Brief =>
Output the full listing below exactly, without the pictures.

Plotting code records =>

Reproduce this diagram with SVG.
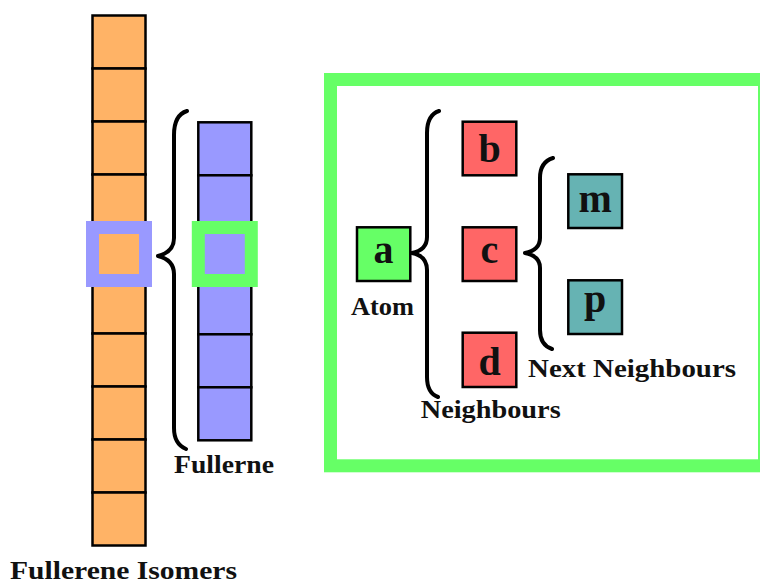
<svg xmlns="http://www.w3.org/2000/svg" width="760" height="583" viewBox="0 0 760 583">
<style>
.cell{stroke:#000;stroke-width:2.5}
.or{fill:#FFB366}
.bl{fill:#9999FF}
.lbl{font-family:"Liberation Serif","DejaVu Serif",serif;font-weight:bold;font-size:25px;fill:#111}
.let{font-family:"Liberation Serif","DejaVu Serif",serif;font-weight:bold;font-size:40px;fill:#111;text-anchor:middle}
.brace{fill:none;stroke:#000;stroke-width:4;stroke-linecap:round;stroke-linejoin:round}
.node{stroke:#000;stroke-width:2.5}
</style>
<rect width="760" height="583" fill="#fff"/>
<g id="isomers">
<rect class="cell or" x="92.5" y="15.5" width="53" height="53"/>
<rect class="cell or" x="92.5" y="68.5" width="53" height="53"/>
<rect class="cell or" x="92.5" y="121.5" width="53" height="53"/>
<rect class="cell or" x="92.5" y="174.5" width="53" height="53"/>
<rect class="cell or" x="92.5" y="227.5" width="53" height="53"/>
<rect class="cell or" x="92.5" y="280.5" width="53" height="53"/>
<rect class="cell or" x="92.5" y="333.5" width="53" height="53"/>
<rect class="cell or" x="92.5" y="386.5" width="53" height="53"/>
<rect class="cell or" x="92.5" y="439.5" width="53" height="53"/>
<rect class="cell or" x="92.5" y="492.5" width="53" height="53"/>
<rect x="92.5" y="227.5" width="53" height="53" fill="#FFB366" stroke="#9999FF" stroke-width="13"/>
<text class="lbl" x="10" y="579" textLength="227" lengthAdjust="spacingAndGlyphs">Fullerene Isomers</text>
</g>
<g id="fullerne">
<rect class="cell bl" x="198.3" y="122.3" width="53" height="53"/>
<rect class="cell bl" x="198.3" y="175.3" width="53" height="53"/>
<rect class="cell bl" x="198.3" y="228.3" width="53" height="53"/>
<rect class="cell bl" x="198.3" y="281.3" width="53" height="53"/>
<rect class="cell bl" x="198.3" y="334.3" width="53" height="53"/>
<rect class="cell bl" x="198.3" y="387.3" width="53" height="53"/>
<rect x="198.3" y="227.5" width="53" height="53" fill="#9999FF" stroke="#66FF66" stroke-width="13"/>
<text class="lbl" x="174" y="473" font-size="24" textLength="100" lengthAdjust="spacingAndGlyphs">Fullerne</text>
</g>
<g id="frame">
<rect x="330.5" y="79.5" width="434" height="386.3" fill="none" stroke="#66FF66" stroke-width="13"/>
</g>
<g id="connectors">
<path class="brace" d="M187,111 Q174,115 174,135 L174,238 Q174,252 158,256 Q174,260 174,274 L174,428 Q174,444 186,449"/>
<path class="brace" d="M439,111 Q427,115 427,133 L427,237 Q427,250 412,253 Q427,256 427,270 L427,377 Q427,393 438,397"/>
<path class="brace" d="M553,158 Q540,162 540,178 L540,238 Q540,250 525,253 Q540,256 540,268 L540,330 Q540,345 552,349"/>
</g>
<g id="node-a">
<rect class="node" x="357" y="227.3" width="53.3" height="53.7" fill="#66FF66"/>
<text class="let" x="383.6" y="263">a</text>
<text class="lbl" x="351" y="315" textLength="63" lengthAdjust="spacingAndGlyphs">Atom</text>
</g>
<g id="node-b">
<rect class="node" x="462.7" y="121.7" width="53.6" height="53.6" fill="#FF6666"/>
<text class="let" x="489.5" y="162">b</text>
</g>
<g id="node-c">
<rect class="node" x="462.7" y="227.3" width="53.6" height="53.7" fill="#FF6666"/>
<text class="let" x="489.5" y="263">c</text>
</g>
<g id="node-d">
<rect class="node" x="462.7" y="332.7" width="53.6" height="54.3" fill="#FF6666"/>
<text class="let" x="489.5" y="375">d</text>
</g>
<g id="node-m">
<rect class="node" x="568.3" y="174.3" width="53.7" height="53.7" fill="#66B3B3"/>
<text class="let" x="595.2" y="212">m</text>
</g>
<g id="node-p">
<rect class="node" x="568.3" y="280.3" width="53.7" height="53.7" fill="#66B3B3"/>
<text class="let" x="595.2" y="312">p</text>
</g>
<g id="labels">
<text class="lbl" x="420.7" y="417.5" textLength="140" lengthAdjust="spacingAndGlyphs">Neighbours</text>
<text class="lbl" x="528" y="376.7" textLength="208" lengthAdjust="spacingAndGlyphs">Next Neighbours</text>
</g>
</svg>
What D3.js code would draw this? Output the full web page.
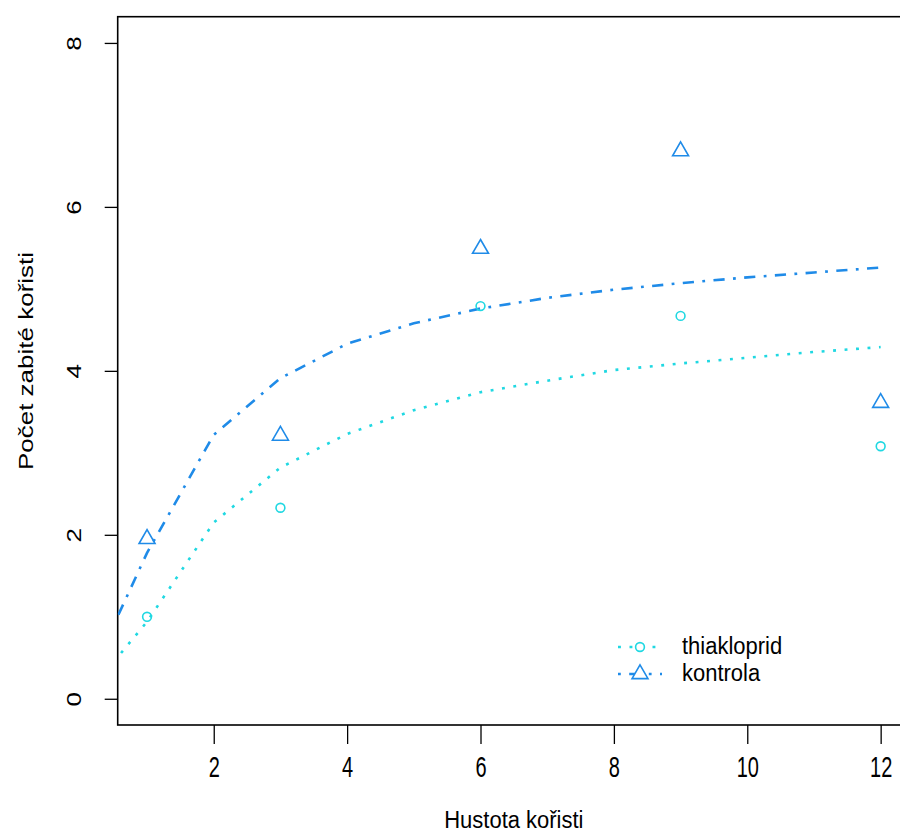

Result of the task =>
Reproduce this diagram with SVG.
<svg xmlns="http://www.w3.org/2000/svg" width="760" height="583" viewBox="0 0 760 583">
<style>
.cell{stroke:#000;stroke-width:2.5}
.or{fill:#FFB366}
.bl{fill:#9999FF}
.lbl{font-family:"Liberation Serif","DejaVu Serif",serif;font-weight:bold;font-size:25px;fill:#111}
.let{font-family:"Liberation Serif","DejaVu Serif",serif;font-weight:bold;font-size:40px;fill:#111;text-anchor:middle}
.brace{fill:none;stroke:#000;stroke-width:4;stroke-linecap:round;stroke-linejoin:round}
.node{stroke:#000;stroke-width:2.5}
</style>
<rect width="760" height="583" fill="#fff"/>
<g id="isomers">
<rect class="cell or" x="92.5" y="15.5" width="53" height="53"/>
<rect class="cell or" x="92.5" y="68.5" width="53" height="53"/>
<rect class="cell or" x="92.5" y="121.5" width="53" height="53"/>
<rect class="cell or" x="92.5" y="174.5" width="53" height="53"/>
<rect class="cell or" x="92.5" y="227.5" width="53" height="53"/>
<rect class="cell or" x="92.5" y="280.5" width="53" height="53"/>
<rect class="cell or" x="92.5" y="333.5" width="53" height="53"/>
<rect class="cell or" x="92.5" y="386.5" width="53" height="53"/>
<rect class="cell or" x="92.5" y="439.5" width="53" height="53"/>
<rect class="cell or" x="92.5" y="492.5" width="53" height="53"/>
<rect x="92.5" y="227.5" width="53" height="53" fill="#FFB366" stroke="#9999FF" stroke-width="13"/>
<text class="lbl" x="10" y="579" textLength="227" lengthAdjust="spacingAndGlyphs">Fullerene Isomers</text>
</g>
<g id="fullerne">
<rect class="cell bl" x="198.3" y="122.3" width="53" height="53"/>
<rect class="cell bl" x="198.3" y="175.3" width="53" height="53"/>
<rect class="cell bl" x="198.3" y="228.3" width="53" height="53"/>
<rect class="cell bl" x="198.3" y="281.3" width="53" height="53"/>
<rect class="cell bl" x="198.3" y="334.3" width="53" height="53"/>
<rect class="cell bl" x="198.3" y="387.3" width="53" height="53"/>
<rect x="198.3" y="227.5" width="53" height="53" fill="#9999FF" stroke="#66FF66" stroke-width="13"/>
<text class="lbl" x="174" y="473" font-size="24" textLength="100" lengthAdjust="spacingAndGlyphs">Fullerne</text>
</g>
<g id="frame">
<rect x="330.5" y="79.5" width="434" height="386.3" fill="none" stroke="#66FF66" stroke-width="13"/>
</g>
<g id="connectors">
<path class="brace" d="M187,111 Q174,115 174,135 L174,238 Q174,252 158,256 Q174,260 174,274 L174,428 Q174,444 186,449"/>
<path class="brace" d="M439,111 Q427,115 427,133 L427,237 Q427,250 412,253 Q427,256 427,270 L427,377 Q427,393 438,397"/>
<path class="brace" d="M553,158 Q540,162 540,178 L540,238 Q540,250 525,253 Q540,256 540,268 L540,330 Q540,345 552,349"/>
</g>
<g id="node-a">
<rect class="node" x="357" y="227.3" width="53.3" height="53.7" fill="#66FF66"/>
<text class="let" x="383.6" y="263">a</text>
<text class="lbl" x="351" y="315" textLength="63" lengthAdjust="spacingAndGlyphs">Atom</text>
</g>
<g id="node-b">
<rect class="node" x="462.7" y="121.7" width="53.6" height="53.6" fill="#FF6666"/>
<text class="let" x="489.5" y="162">b</text>
</g>
<g id="node-c">
<rect class="node" x="462.7" y="227.3" width="53.6" height="53.7" fill="#FF6666"/>
<text class="let" x="489.5" y="263">c</text>
</g>
<g id="node-d">
<rect class="node" x="462.7" y="332.7" width="53.6" height="54.3" fill="#FF6666"/>
<text class="let" x="489.5" y="375">d</text>
</g>
<g id="node-m">
<rect class="node" x="568.3" y="174.3" width="53.7" height="53.7" fill="#66B3B3"/>
<text class="let" x="595.2" y="212">m</text>
</g>
<g id="node-p">
<rect class="node" x="568.3" y="280.3" width="53.7" height="53.7" fill="#66B3B3"/>
<text class="let" x="595.2" y="312">p</text>
</g>
<g id="labels">
<text class="lbl" x="420.7" y="417.5" textLength="140" lengthAdjust="spacingAndGlyphs">Neighbours</text>
<text class="lbl" x="528" y="376.7" textLength="208" lengthAdjust="spacingAndGlyphs">Next Neighbours</text>
</g>
</svg>
What D3.js code would draw this? Output the full web page.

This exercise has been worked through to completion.